Wednesday, May 27, 2015

Second Time Around

My voice carries. So much so that people tell me not to yell, and I have to make them understand that my boisterous volume is my standard tone. Along with missing the demure gene, I didn’t develop an ability to be cripplingly embarrassed. I also am one of the maybe five Jewish girls in Manhattan from Alabama. My hair also grows outward as opposed to lengthening, which is a rarity in New York where most Jewish girls apply extreme heat to their curls. All this to say, if a boy doesn’t remember my amazing non-award-winning-but-my-family-says-spectacular personality, the above should help ring a bell.

I have been called forgettable twice in my life, and only once was a drunken mistake…by my father (one too many complimentary margaritas at the hotel happy hour after depositions went well in Arizona...) The other time happened in the middle of this story:

Rahul (I’m using his real name. To H-E-Double Hockey Sticks with anonymity in this great big world anymore!) had it almost all, the part missing of course was actually wanting to like me back. Ever looked someone in the face and seen the Indian male version of yourself? This probably only happens one or two times in life, but it was as if I was enjoying my personality for the evening. It also didn’t hurt that I could check the boxes of smart (Princeton Grad) and cares about social justice (spent a year in India volunteering).

That evening in August of 2013, I called my best friend from home to tell her I had met my match and wished on every star in the sky that he would contact me. When he did, I was in such shock that a boy like him could like a girl like me (not fishing for compliments; every girl has thought this before…stop making that pity face at your screen.) It didn’t take long for us to plan a second date. It also didn’t take long for him to make like a hay stack and “bale” on that date. When I reached out for alternate plans, I was met with “the sound of silence.”

FAST FORWARD to March 2015

I received a message on the same dating site I had originally met Rahul on. To my surprise, it was a message from brown sugar himself. After politely shaming him for his fade away as well as forgetting me, we decided on a do-over.

Let’s take a timeout: My profile, in both cases, described me as an Alabama-Football-Loving-Southern-Jewish Girl. Again, there are maximum five of us in Manhattan, so he had forgotten me. (Bad memory for an Ivy Leaguer)

As the writer of this blog, I was thrilled to have this happen.

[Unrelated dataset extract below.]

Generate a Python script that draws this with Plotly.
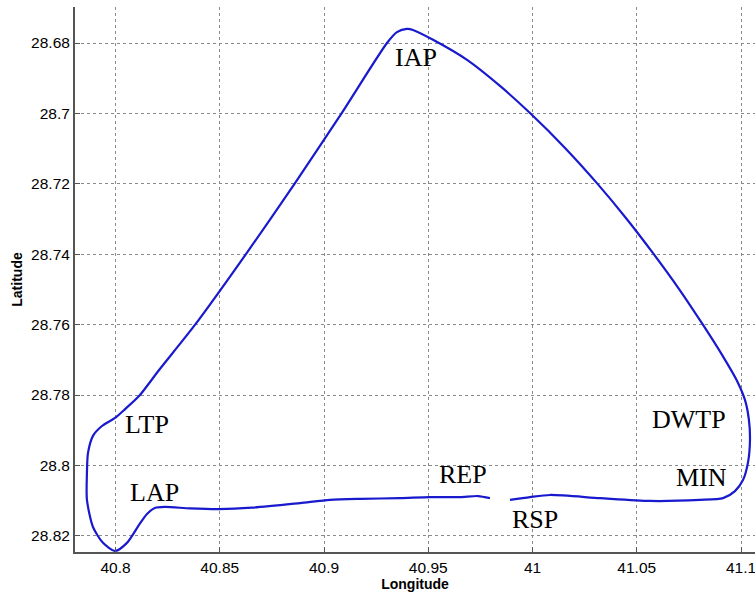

My sister and I were the only ones who saw this as a potentially great love story (but I guess there lay my problem, writing the ending before there’s been a beginning).  We went on a few more dates with the wittiest of witty banters in between, filled with sarcasm and stuffed with intrigue(at least for me…my parents were massively less than thrilled that my newest interest was still not Jewish Charming.)

No worries though, Second Time Around, as my co-worker nicknamed him, has no happy ending. Two hours prior to a date I planned on a Sunday afternoon, a half hour after I showered and shaved my legs with a brand new razor (WASTE!), an hour before my sister and brother-in-law went on the date I planned, and nine hours before I lay in my bed asking the worn out question, “What’s so wrong with me,” Rahul texted to cancel with a probably false excuse of having to go into work. He asked to reschedule. I told him I understood. I never heard from him again.

I guess it’s true what they say: Fool me once shame on you. Fool me twice… this was a blessing in disguise because a Rahul isn’t my NJB. And the search continues.